According to the Oxford English Dictionary, hello is an alteration of hallo, hollo, which came from Old High German "halâ, holâ, emphatic imperative of halôn, holôn to fetch, used especially in hailing a ferryman". It also connects the development of hello to the influence of an earlier form, holla, whose origin is in the French holà (roughly, 'whoa there!', from French 'there'). As in addition to hello, halloo, hallo, hollo, hullo and (rarely) hillo also exist as variants or related words, the word can be spelt using any of all five vowels.

Before the telephone, verbal greetings often involved a time of day, such as "good morning". When the telephone began connecting people in different time zones, greetings without time gained popularity.

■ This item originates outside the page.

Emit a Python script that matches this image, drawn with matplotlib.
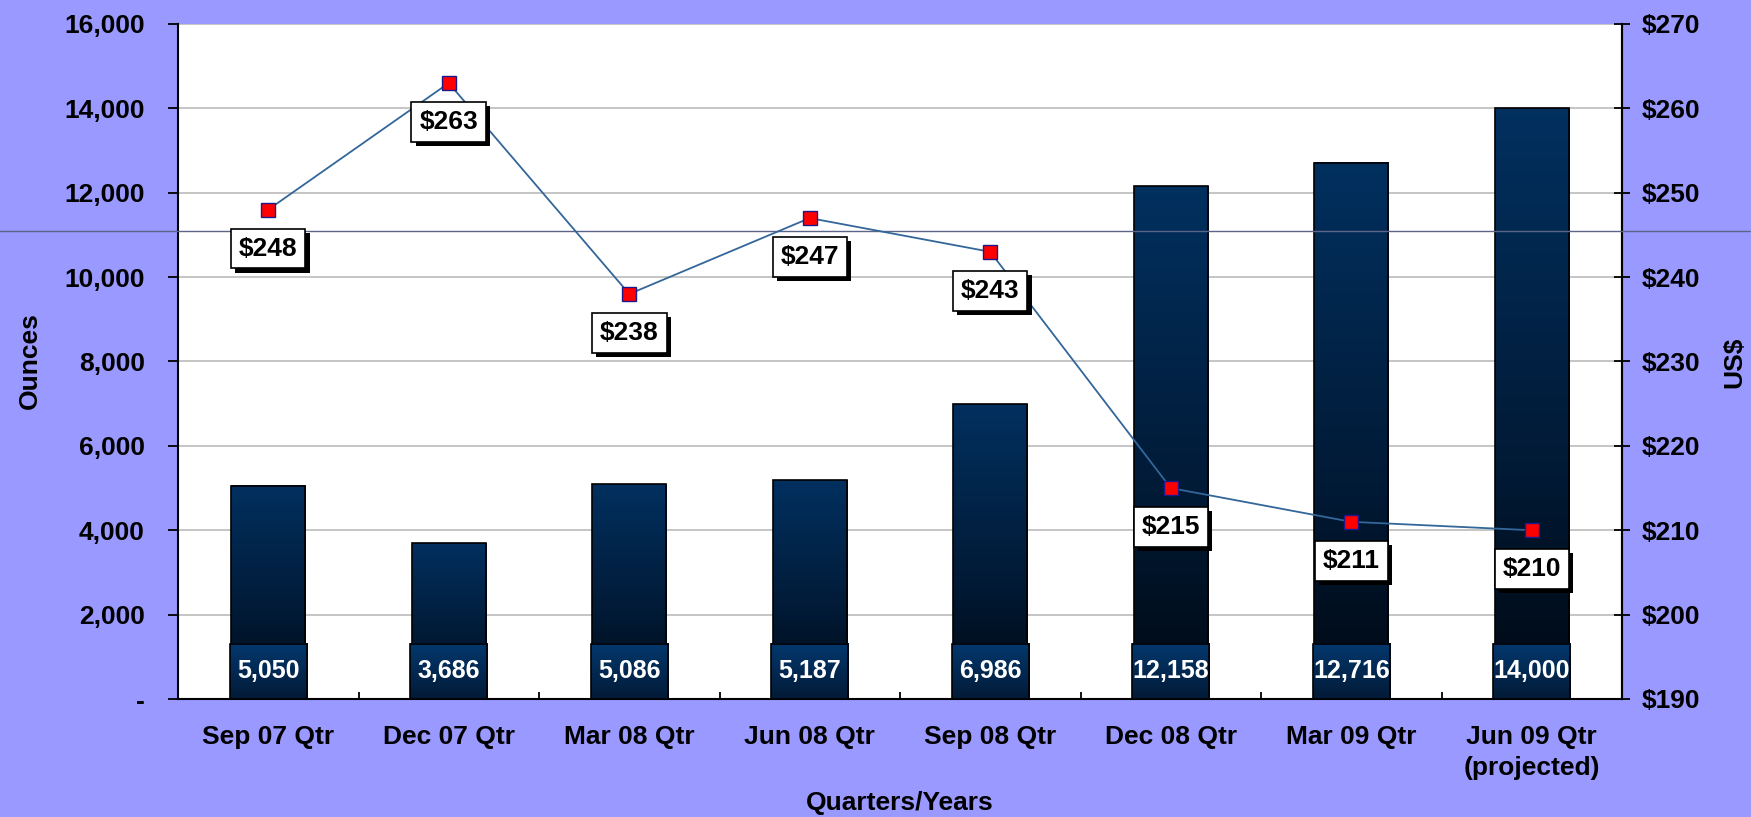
import numpy as np
import matplotlib
matplotlib.use("Agg")
import matplotlib.pyplot as plt
from matplotlib.colors import LinearSegmentedColormap
from matplotlib.patches import Rectangle
from matplotlib.lines import Line2D
import matplotlib.patheffects as pe

# ---- data ----
categories = ["Sep 07 Qtr", "Dec 07 Qtr", "Mar 08 Qtr", "Jun 08 Qtr",
              "Sep 08 Qtr", "Dec 08 Qtr", "Mar 09 Qtr", "Jun 09 Qtr\n(projected)"]
ounces = [5050, 3686, 5086, 5187, 6986, 12158, 12716, 14000]
cost_usd = [248, 263, 238, 247, 243, 215, 211, 210]
left_ticks = [0, 2000, 4000, 6000, 8000, 10000, 12000, 14000, 16000]
right_ticks = [190, 200, 210, 220, 230, 240, 250, 260, 270]

FONT = "Liberation Sans"
plt.rcParams["font.family"] = [FONT, "DejaVu Sans"]
plt.rcParams["font.weight"] = "bold"
FS = 19

BG = "#9999FF"
NAVY = "#02305F"

fig = plt.figure(figsize=(17.51, 8.17), dpi=100, facecolor=BG)
ax = fig.add_axes([178 / 1751, 1 - 699 / 817, (1622 - 178) / 1751, (699 - 24) / 817])
ax.set_facecolor("white")

x = np.arange(len(categories))
bar_w = 0.41
bars = ax.bar(x, ounces, width=bar_w, facecolor="none", edgecolor="black",
              linewidth=1.2, zorder=3)

cmap = LinearSegmentedColormap.from_list(
    "barfade", [(0.0, "#000811"), (0.4, "#011a36"), (1.0, NAVY)])
grad = np.linspace(0, 1, 256).reshape(-1, 1)
for b in bars:
    x0, y0 = b.get_x(), b.get_y()
    ax.imshow(grad, extent=[x0, x0 + b.get_width(), y0, y0 + b.get_height()],
              origin="lower", cmap=cmap, aspect="auto", zorder=2.5,
              interpolation="bilinear")

# value boxes at the foot of each bar
box_w = 0.427
box_h = 1304
box_cmap = LinearSegmentedColormap.from_list("boxfade", ["#021a36", "#03386e"])
for xi, v in zip(x, ounces):
    ax.imshow(grad, extent=[xi - box_w / 2, xi + box_w / 2, 0, box_h],
              origin="lower", cmap=box_cmap, aspect="auto", zorder=4,
              interpolation="bilinear")
    ax.add_patch(Rectangle((xi - box_w / 2, 0), box_w, box_h, facecolor="none",
                           edgecolor="black", linewidth=1.2, zorder=4.5))
    ax.text(xi, box_h / 2, f"{v:,}", ha="center", va="center", color="white",
            fontsize=18, fontweight="bold", zorder=5)

ax.set_xlim(-0.5, len(categories) - 0.5)
ax.set_ylim(left_ticks[0], left_ticks[-1])
ax.set_yticks(left_ticks)
ax.set_yticklabels(["-" if t == 0 else f"{t:,}" for t in left_ticks])
ax.yaxis.grid(True, color="#c0c0c0", linewidth=1.3, zorder=0)
ax.set_axisbelow(True)
ax.tick_params(axis="y", direction="out", length=7, width=1.3, pad=17,
               labelsize=FS, colors="black")
ax.set_xticks(x)
ax.set_xticklabels(categories, fontsize=FS, fontweight="bold", linespacing=1.35)
ax.tick_params(axis="x", which="major", length=0, pad=19)
ax.set_xticks(np.arange(0.5, len(categories) - 0.5, 1.0), minor=True)
ax.tick_params(axis="x", which="minor", direction="in", length=5, width=1.3)
for lab in ax.get_yticklabels():
    lab.set_fontweight("bold")
for s in ["left", "bottom", "right"]:
    ax.spines[s].set_linewidth(1.5)
    ax.spines[s].set_color("black")
ax.spines["top"].set_visible(False)

ax2 = ax.twinx()
ax2.set_ylim(right_ticks[0], right_ticks[-1])
ax2.set_yticks(right_ticks)
ax2.set_yticklabels([f"${t}" for t in right_ticks])
ax2.tick_params(axis="y", direction="inout", length=12, width=1.3, pad=8,
                labelsize=FS)
for lab in ax2.get_yticklabels():
    lab.set_fontweight("bold")
for s in ["left", "top", "bottom"]:
    ax2.spines[s].set_visible(False)
ax2.spines["right"].set_linewidth(1.5)

ax2.plot(x, cost_usd, color="#336699", linewidth=1.3, marker="s",
         markersize=10, markerfacecolor="red", markeredgecolor="#1a1a8c",
         markeredgewidth=1.0, zorder=5)

for xi, c in zip(x, cost_usd):
    an = ax2.annotate(f"${c}", xy=(xi, c), xytext=(0, -28), textcoords="offset points",
                      ha="center", va="center", fontsize=FS, fontweight="bold",
                      color="black", zorder=7,
                      bbox=dict(boxstyle="square,pad=0.3", facecolor="white",
                                edgecolor="black", linewidth=1.2))
    an.get_bbox_patch().set_path_effects([
        pe.SimplePatchShadow(offset=(3, -3), shadow_rgbFace="black", alpha=1.0),
        pe.Normal()])

# thin horizontal rule running across the whole picture
ax2.add_line(Line2D([0, 1], [1 - 231 / 817] * 2, transform=fig.transFigure,
                    color="#5c6488", linewidth=1.0, clip_on=False, zorder=4))

fig.text(900 / 1751, 1 - 803 / 817, "Quarters/Years", ha="center", va="center",
         fontsize=FS, fontweight="bold")
fig.text(30 / 1751, 1 - 361 / 817, "Ounces", ha="center", va="center",
         rotation=90, fontsize=FS, fontweight="bold")
fig.text(1734 / 1751, 1 - 362 / 817, "US$", ha="center", va="center",
         rotation=90, fontsize=FS, fontweight="bold")

fig.savefig("out.png", dpi=100, facecolor=BG)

Thomas Edison is credited with popularizing hullo as a telephone greeting. In previous decades, hullo had been used as an exclamation of surprise (used early on by Charles Dickens in 1850) and halloo was shouted at ferry boat operators by people who wanted to catch a ride. According to one account, halloo was the first word Edison yelled into his strip phonograph when he discovered recorded sound in 1877. Shortly after Alexander Graham Bell invented the telephone, he answered calls by saying "ahoy ahoy", borrowing the term used on ships. There is no evidence the greeting caught on. Edison suggested Hello! on August 15, 1877, in a letter to the president of Pittsburgh's Central District and Printing Telegraph Company, T. B. A. David:

Friend David, I do not think we shall need a call bell as Hello! can be heard 10 to 20 feet away. What you think? Edison – P.S. first cost of sender & receiver to manufacture is only $7.00.

The first name tags to include Hello may have been in 1880 at Niagara Falls, which was the site of the first telephone operators convention. By 1889, central telephone exchange operators were known as "hello-girls" because of the association between the greeting and the telephone.

A 1918 novel uses the spelling "Halloa" in the context of telephone conversations.